--- Start of Data ---

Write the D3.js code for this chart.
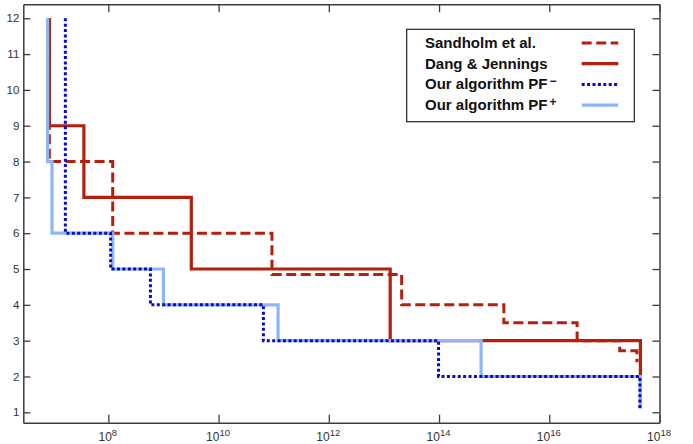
<!DOCTYPE html>
<html>
<head>
<meta charset="utf-8">
<script src="https://cdn.jsdelivr.net/npm/d3@7"></script>
<style>
  body { margin: 0; background: #fff; }
  text { font-family: "Liberation Sans", Arial, sans-serif; }
</style>
</head>
<body>
<script>
let w = 693
let h = 444
let margin = {left: 23.3, right: 33.5, top: 4.3, bottom: 21.3}

// step breakpoints (x is the value on the log axis)
let sandholmX = [8.5e6, 8.5e6, 1.2e8, 9.3e10, 2.1e13, 1.5e15, 3.2e16, 1.9e17, 3.9e17]
let sandholmY = [12, 8, 6, 4.85, 4, 3.5, 3, 2.72, 2.4]

let dangX = [8.5e6, 8.5e6, 3.6e7, 3.2e9, 1.3e13, 4.5e17]
let dangY = [12, 9, 7, 5, 3, 2]

let pfPlusX = [7.9e6, 7.9e6, 9.5e6, 1.2e8, 1e9, 1.2e11, 5.8e14, 4.5e17]
let pfPlusY = [12, 8, 6, 5, 4, 3, 2, 1.1]

let pfMinusX = [1.66e7, 1.66e7, 1.1e8, 5.8e8, 6.5e10, 9.8e13, 4.4e17]
let pfMinusY = [12, 6, 5, 4, 3, 2, 1.07]

let xTicks = [1e8, 1e10, 1e12, 1e14, 1e16, 1e18]
let xTickExp = ["8", "10", "12", "14", "16", "18"]
let yTicks = [1, 2, 3, 4, 5, 6, 7, 8, 9, 10, 11, 12]

let legendNames = ["Sandholm et al.", "Dang & Jennings", "Our algorithm PF", "Our algorithm PF"]
let legendSup = ["", "", "\u2212", "+"]

let red = "#b41f0e"
let darkBlue = "#0a0ac8"
let lightBlue = "#8db6f7"

let series = [
  {xs: sandholmX, ys: sandholmY, color: red, width: 3, dash: "10,4.5"},
  {xs: dangX, ys: dangY, color: red, width: 3.2, dash: null},
  {xs: pfPlusX, ys: pfPlusY, color: lightBlue, width: 3.2, dash: null},
  {xs: pfMinusX, ys: pfMinusY, color: darkBlue, width: 3, dash: "3,2.4"}
]
// legend order differs from drawing order
let legendOrder = [0, 1, 3, 2]

let svg = d3.select("body").append("svg")
  .attr("width", w)
  .attr("height", h)

let xScale = d3.scaleLog()
  .domain([Math.pow(10, 6.457), 1e18])
  .range([margin.left, w - margin.right])

let yScale = d3.scaleLinear()
  .domain([0.71, 12.39])
  .range([h - margin.bottom, margin.top])

let drawAxes = ()=>{
  let bottom = svg.append("g")
    .attr("transform", "translate(0," + (h - margin.bottom) + ")")
    .call(d3.axisBottom(xScale).tickValues(xTicks).tickSize(-8).tickSizeOuter(0).tickPadding(5))
  bottom.selectAll(".tick text").each(function(d, i){
    let t = d3.select(this)
    t.text("")
      .attr("font-size", 12)
      .attr("fill", "#333")
      .attr("dy", "1.1em")
      .attr("dx", "-1")
    t.append("tspan").text("10")
    t.append("tspan").text(xTickExp[i]).attr("font-size", 9.5).attr("dy", "-0.5em")
  })

  svg.append("g")
    .attr("transform", "translate(0," + margin.top + ")")
    .call(d3.axisTop(xScale).tickValues(xTicks).tickSize(-8).tickSizeOuter(0).tickFormat(""))

  svg.append("g")
    .attr("transform", "translate(" + margin.left + ",0)")
    .call(d3.axisLeft(yScale).tickValues(yTicks).tickSize(-7).tickSizeOuter(0).tickPadding(4))
    .selectAll(".tick text")
    .attr("font-size", 11.5)
    .attr("fill", "#333")

  svg.append("g")
    .attr("transform", "translate(" + (w - margin.right) + ",0)")
    .call(d3.axisRight(yScale).tickValues(yTicks).tickSize(-7).tickSizeOuter(0).tickFormat(""))

  svg.selectAll(".domain").attr("stroke", "#3c3c3c").attr("stroke-width", 1.5)
  svg.selectAll(".tick line").attr("stroke", "#3c3c3c").attr("stroke-width", 1.3)
}

let drawLines = ()=>{
  let line = d3.line()
    .x(d => xScale(d[0]))
    .y(d => yScale(d[1]))
    .curve(d3.curveStepAfter)

  series.forEach(s=>{
    let pts = s.xs.map((x, i) => [x, s.ys[i]])
    svg.append("path")
      .datum(pts)
      .attr("d", line)
      .attr("fill", "none")
      .attr("stroke", s.color)
      .attr("stroke-width", s.width)
      .attr("stroke-dasharray", s.dash)
      .attr("stroke-linecap", "butt")
  })
}

let drawLegend = ()=>{
  let legend = svg.append("g").attr("id", "legend")

  legend.append("rect")
    .attr("x", 406.7)
    .attr("y", 29.3)
    .attr("width", 227.6)
    .attr("height", 92.4)
    .attr("fill", "white")
    .attr("stroke", "#222")
    .attr("stroke-width", 1.2)

  legendOrder.forEach((si, i)=>{
    let cy = 43 + i * 20.7
    let s = series[si]
    let t = legend.append("text")
      .attr("x", 425)
      .attr("y", cy + 5)
      .attr("font-size", 15)
      .attr("font-weight", "bold")
      .attr("fill", "#111")
    t.append("tspan").text(legendNames[i])
    if(legendSup[i] !== ""){
      t.append("tspan")
        .text(legendSup[i])
        .attr("font-size", 12)
        .attr("dx", 2)
        .attr("dy", -4)
    }
    legend.append("line")
      .attr("x1", 581.7)
      .attr("x2", 618.3)
      .attr("y1", cy)
      .attr("y2", cy)
      .attr("stroke", s.color)
      .attr("stroke-width", s.width)
      .attr("stroke-dasharray", s.dash)
  })
}

drawAxes()
drawLines()
drawLegend()
</script>
</body>
</html>
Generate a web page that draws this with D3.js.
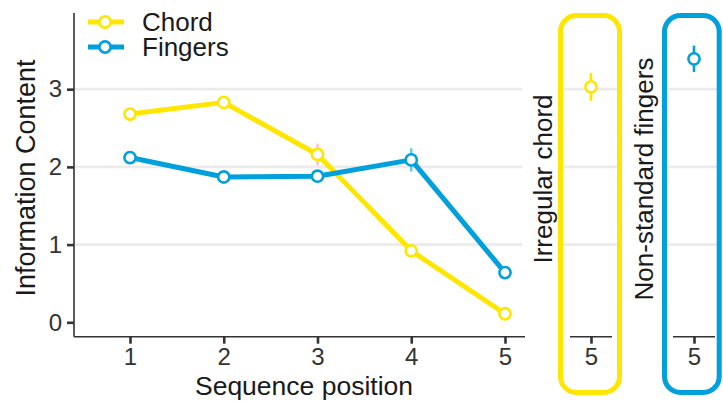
<!DOCTYPE html>
<html>
<head>
<meta charset="utf-8">
<script src="https://cdn.jsdelivr.net/npm/d3@7"></script>
<style>
html,body{margin:0;padding:0;background:#fff;}
svg{display:block;font-family:"Liberation Sans",Arial,Helvetica,sans-serif;}
</style>
</head>
<body>
<svg id="chart" width="723" height="402"></svg>
<script>
// ---- data ----
const positions = [1, 2, 3, 4, 5];
const chordValues = [2.68, 2.83, 2.16, 0.92, 0.11];
const chordErrors = [0.05, 0.05, 0.14, 0.06, 0.05];
const fingersValues = [2.12, 1.87, 1.88, 2.09, 0.64];
const fingersErrors = [0.05, 0.05, 0.05, 0.15, 0.05];
const seriesNames = ["Chord", "Fingers"];
const yTicks = [0, 1, 2, 3];
const gridTicks = [1, 2, 3];
const panelNames = ["Irregular chord", "Non-standard fingers"];
const panelPosition = [5, 5];
const panelValues = [3.03, 3.39];
const panelErrors = [0.18, 0.17];

const colors = {Chord: "#FFE600", Fingers: "#00A0DC"};
const errColors = {Chord: "rgba(240,150,170,0.55)", Fingers: "rgba(80,195,215,0.85)"};
const axisCol = "#333333";
const gridCol = "#ebebeb";
const tickFont = "24px";
const titleFont = "26.5px";

const svg = d3.select("#chart");

// ---- main panel scales ----
const x = d3.scaleLinear().domain([0.4027, 5.2133]).range([74, 525]);
const y = d3.scaleLinear().domain([-0.185, 3.98]).range([336.7, 13]);

// gridlines
svg.append("g").selectAll("line").data(gridTicks).join("line")
  .attr("x1", 74).attr("x2", 522)
  .attr("y1", d => y(d)).attr("y2", d => y(d))
  .attr("stroke", gridCol).attr("stroke-width", 2.6);

// axes
const yAxis = d3.axisLeft(y).tickValues(yTicks).tickSize(7).tickPadding(5).tickFormat(d3.format("d"));
const gy = svg.append("g").attr("transform", "translate(74,0)").call(yAxis);
const xAxis = d3.axisBottom(x).tickValues(positions).tickSize(7).tickPadding(4).tickFormat(d3.format("d"));
const gx = svg.append("g").attr("transform", "translate(0,336.7)").call(xAxis);
[gy, gx].forEach(g => {
  g.select(".domain").attr("stroke", axisCol).attr("stroke-width", 1.6);
  g.selectAll(".tick line").attr("stroke", axisCol).attr("stroke-width", 2.6);
  g.selectAll(".tick text").attr("fill", "#333").style("font-size", tickFont).style("font-family", "Liberation Sans, Arial, sans-serif");
});
gy.select(".domain").attr("d", "M0,13V336.7");
gx.select(".domain").attr("d", "M74,0H525");

// axis titles
svg.append("text").attr("x", 304).attr("y", 395).attr("text-anchor", "middle")
  .style("font-size", titleFont).attr("fill", "#1a1a1a").text("Sequence position");
svg.append("text").attr("transform", "translate(35,178) rotate(-90)").attr("text-anchor", "middle")
  .style("font-size", "27px").attr("fill", "#1a1a1a").text("Information Content");

// series
const series = [
  {name: "Chord", values: chordValues, errors: chordErrors},
  {name: "Fingers", values: fingersValues, errors: fingersErrors}
];
const line = d3.line().x((d, i) => x(positions[i])).y(d => y(d));

series.forEach(s => {
  svg.append("path").datum(s.values).attr("d", line)
    .attr("fill", "none").attr("stroke", colors[s.name]).attr("stroke-width", 5)
    .attr("stroke-linejoin", "round");
});
series.forEach(s => {
  svg.append("g").selectAll("line").data(s.values).join("line")
    .attr("x1", (d, i) => x(positions[i])).attr("x2", (d, i) => x(positions[i]))
    .attr("y1", (d, i) => y(d - s.errors[i])).attr("y2", (d, i) => y(d + s.errors[i]))
    .attr("stroke", errColors[s.name]).attr("stroke-width", 2.5);
});
series.forEach(s => {
  svg.append("g").selectAll("circle").data(s.values).join("circle")
    .attr("cx", (d, i) => x(positions[i])).attr("cy", d => y(d)).attr("r", 5.6)
    .attr("fill", "#fff").attr("stroke", colors[s.name]).attr("stroke-width", 2.6);
});

// legend
const leg = svg.append("g");
seriesNames.forEach((n, i) => {
  const ly = 22 + i * 25;
  leg.append("line").attr("x1", 88).attr("x2", 124).attr("y1", ly).attr("y2", ly)
    .attr("stroke", colors[n]).attr("stroke-width", 5);
  leg.append("circle").attr("cx", 105).attr("cy", ly).attr("r", 5.6)
    .attr("fill", "#fff").attr("stroke", colors[n]).attr("stroke-width", 2.6);
  leg.append("text").attr("x", 142).attr("y", ly + 8.8).style("font-size", "26px")
    .attr("fill", "#1a1a1a").text(n);
});

// ---- side panels ----
const panels = [
  {name: panelNames[0], key: "Chord", left: 570, right: 612, gl: 563, gr: 620, box: [560.5, 619.5], strip: 551.5},
  {name: panelNames[1], key: "Fingers", left: 673, right: 715, gl: 667, gr: 720, box: [664.5, 719.2], strip: 652.5}
];
panels.forEach((p, k) => {
  const px = d3.scaleLinear().domain([4.5, 5.5]).range([p.left, p.right]);
  const g = svg.append("g");
  g.selectAll("line.grid").data(gridTicks).join("line").attr("class", "grid")
    .attr("x1", p.gl).attr("x2", p.gr).attr("y1", d => y(d)).attr("y2", d => y(d))
    .attr("stroke", gridCol).attr("stroke-width", 2.6);
  const ax = d3.axisBottom(px).tickValues([panelPosition[k]]).tickSize(7).tickPadding(4).tickFormat(d3.format("d"));
  const ga = g.append("g").attr("transform", "translate(0,336.7)").call(ax);
  ga.select(".domain").attr("stroke", axisCol).attr("stroke-width", 1.6).attr("d", `M${p.left},0H${p.right}`);
  ga.selectAll(".tick line").attr("stroke", axisCol).attr("stroke-width", 2.6);
  ga.selectAll(".tick text").attr("fill", "#333").style("font-size", tickFont).style("font-family", "Liberation Sans, Arial, sans-serif");
  const v = panelValues[k], e = panelErrors[k];
  g.append("line").attr("x1", px(panelPosition[k])).attr("x2", px(panelPosition[k]))
    .attr("y1", y(v - e)).attr("y2", y(v + e)).attr("stroke", colors[p.key]).attr("stroke-width", 2.6);
  g.append("circle").attr("cx", px(panelPosition[k])).attr("cy", y(v)).attr("r", 5.6)
    .attr("fill", "#fff").attr("stroke", colors[p.key]).attr("stroke-width", 2.6);
  g.append("rect").attr("x", p.box[0]).attr("y", 15.5).attr("width", p.box[1] - p.box[0]).attr("height", 377)
    .attr("rx", 16).attr("ry", 16).attr("fill", "none").attr("stroke", colors[p.key]).attr("stroke-width", 5);
  svg.append("text").attr("transform", `translate(${p.strip},179) rotate(-90)`).attr("text-anchor", "middle")
    .style("font-size", "26px").attr("fill", "#1a1a1a").text(p.name);
});
</script>
</body>
</html>
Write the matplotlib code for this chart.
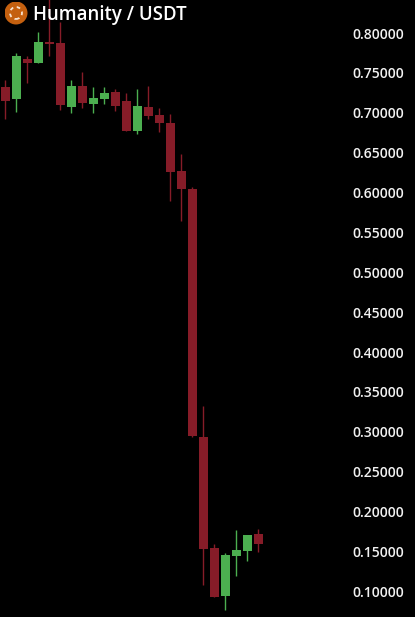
import numpy as np
import matplotlib
matplotlib.use('Agg')
import matplotlib.pyplot as plt
from matplotlib.patches import Circle

# Candle values
opens  = [0.7335, 0.7188, 0.7686, 0.7636, 0.7900, 0.7887, 0.7084, 0.7348, 0.7122, 0.7185, 0.7272, 0.7160,
          0.6783, 0.7084, 0.6984, 0.6884, 0.6281, 0.6056, 0.2945, 0.1552, 0.0954, 0.1456, 0.1519, 0.1728]
closes = [0.7163, 0.7724, 0.7636, 0.7900, 0.7875, 0.7109, 0.7344, 0.7134, 0.7197, 0.7260, 0.7097, 0.6783,
          0.7097, 0.6971, 0.6884, 0.6269, 0.6056, 0.2957, 0.1543, 0.0941, 0.1465, 0.1527, 0.1715, 0.1606]
highs  = [0.7423, 0.7765, 0.7724, 0.8025, 0.8552, 0.8154, 0.7423, 0.7523, 0.7335, 0.7335, 0.7310, 0.7260,
          0.7310, 0.7348, 0.7072, 0.6996, 0.6495, 0.6081, 0.3334, 0.1602, 0.1490, 0.1778, 0.1715, 0.1790]
lows   = [0.6934, 0.7025, 0.7389, 0.7636, 0.7728, 0.7047, 0.7013, 0.7072, 0.7009, 0.7122, 0.7034, 0.6783,
          0.6749, 0.6934, 0.6771, 0.5905, 0.5654, 0.2945, 0.1088, 0.0937, 0.0775, 0.1204, 0.1393, 0.1502]
price_ticks = [0.80, 0.75, 0.70, 0.65, 0.60, 0.55, 0.50, 0.45, 0.40, 0.35, 0.30, 0.25, 0.20, 0.15, 0.10]
title = 'Humanity / USDT'

GREEN = '#4CAF50'
RED = '#861C28'

fig = plt.figure(figsize=(4.15, 6.17), dpi=100, facecolor='black')
ax = fig.add_axes([0, 0, 1, 1], facecolor='black')
ax.set_xlim(-0.482, 37.25)
ax.set_ylim(0.06869, 0.84265)
ax.axis('off')

x = np.arange(len(opens))
o = np.array(opens)
c = np.array(closes)
colors = [GREEN if b > a else RED for a, b in zip(o, c)]

ax.vlines(x, lows, highs, colors=colors, linewidth=1.0, zorder=2)
ax.bar(x, np.abs(c - o), bottom=np.minimum(o, c), width=0.82, color=colors, linewidth=0, zorder=3)

# Price labels sit inside the picture on the right
for p in price_ticks:
    ax.text(0.85, p - 0.0008, '%.5f' % p, transform=ax.get_yaxis_transform(), color='#F2F2F2',
            fontsize=10, family='Open Sans', va='center', ha='left', fontweight='semibold', zorder=5)

fig.text(33 / 415, 1 - 15 / 617, title, color='white', fontsize=13.4, family='Open Sans',
         fontweight='semibold', va='center', ha='left', zorder=6)

# Round coin logo
logo = fig.add_axes([4.5 / 415, 1 - 24.5 / 617, 23 / 415, 23 / 617], facecolor='none')
logo.set_xlim(-1, 1)
logo.set_ylim(-1, 1)
logo.axis('off')
logo.add_patch(Circle((0, 0), 1, color='#C4600F', linewidth=0))
logo.add_patch(Circle((0, 0), 0.52, fill=False, edgecolor='#F6E3D0', linewidth=1.3, linestyle=(0, (2.0, 2.0))))

fig.savefig('out.png', dpi=100, facecolor='black')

--- End of Data ---

[Requirement] Up to and including the line with "w - margin.right])", copy the data above from its first line. Skip pictures.

[Solved problem]
Write the D3.js code for this chart.
<!DOCTYPE html>
<html>
<head>
<meta charset="utf-8">
<script src="https://cdn.jsdelivr.net/npm/d3@7"></script>
<style>
  body { margin: 0; background: #fff; }
  text { font-family: "Liberation Sans", Arial, sans-serif; }
</style>
</head>
<body>
<script>
let w = 693
let h = 444
let margin = {left: 23.3, right: 33.5, top: 4.3, bottom: 21.3}

// step breakpoints (x is the value on the log axis)
let sandholmX = [8.5e6, 8.5e6, 1.2e8, 9.3e10, 2.1e13, 1.5e15, 3.2e16, 1.9e17, 3.9e17]
let sandholmY = [12, 8, 6, 4.85, 4, 3.5, 3, 2.72, 2.4]

let dangX = [8.5e6, 8.5e6, 3.6e7, 3.2e9, 1.3e13, 4.5e17]
let dangY = [12, 9, 7, 5, 3, 2]

let pfPlusX = [7.9e6, 7.9e6, 9.5e6, 1.2e8, 1e9, 1.2e11, 5.8e14, 4.5e17]
let pfPlusY = [12, 8, 6, 5, 4, 3, 2, 1.1]

let pfMinusX = [1.66e7, 1.66e7, 1.1e8, 5.8e8, 6.5e10, 9.8e13, 4.4e17]
let pfMinusY = [12, 6, 5, 4, 3, 2, 1.07]

let xTicks = [1e8, 1e10, 1e12, 1e14, 1e16, 1e18]
let xTickExp = ["8", "10", "12", "14", "16", "18"]
let yTicks = [1, 2, 3, 4, 5, 6, 7, 8, 9, 10, 11, 12]

let legendNames = ["Sandholm et al.", "Dang & Jennings", "Our algorithm PF", "Our algorithm PF"]
let legendSup = ["", "", "\u2212", "+"]

let red = "#b41f0e"
let darkBlue = "#0a0ac8"
let lightBlue = "#8db6f7"

let series = [
  {xs: sandholmX, ys: sandholmY, color: red, width: 3, dash: "10,4.5"},
  {xs: dangX, ys: dangY, color: red, width: 3.2, dash: null},
  {xs: pfPlusX, ys: pfPlusY, color: lightBlue, width: 3.2, dash: null},
  {xs: pfMinusX, ys: pfMinusY, color: darkBlue, width: 3, dash: "3,2.4"}
]
// legend order differs from drawing order
let legendOrder = [0, 1, 3, 2]

let svg = d3.select("body").append("svg")
  .attr("width", w)
  .attr("height", h)

let xScale = d3.scaleLog()
  .domain([Math.pow(10, 6.457), 1e18])
  .range([margin.left, w - margin.right])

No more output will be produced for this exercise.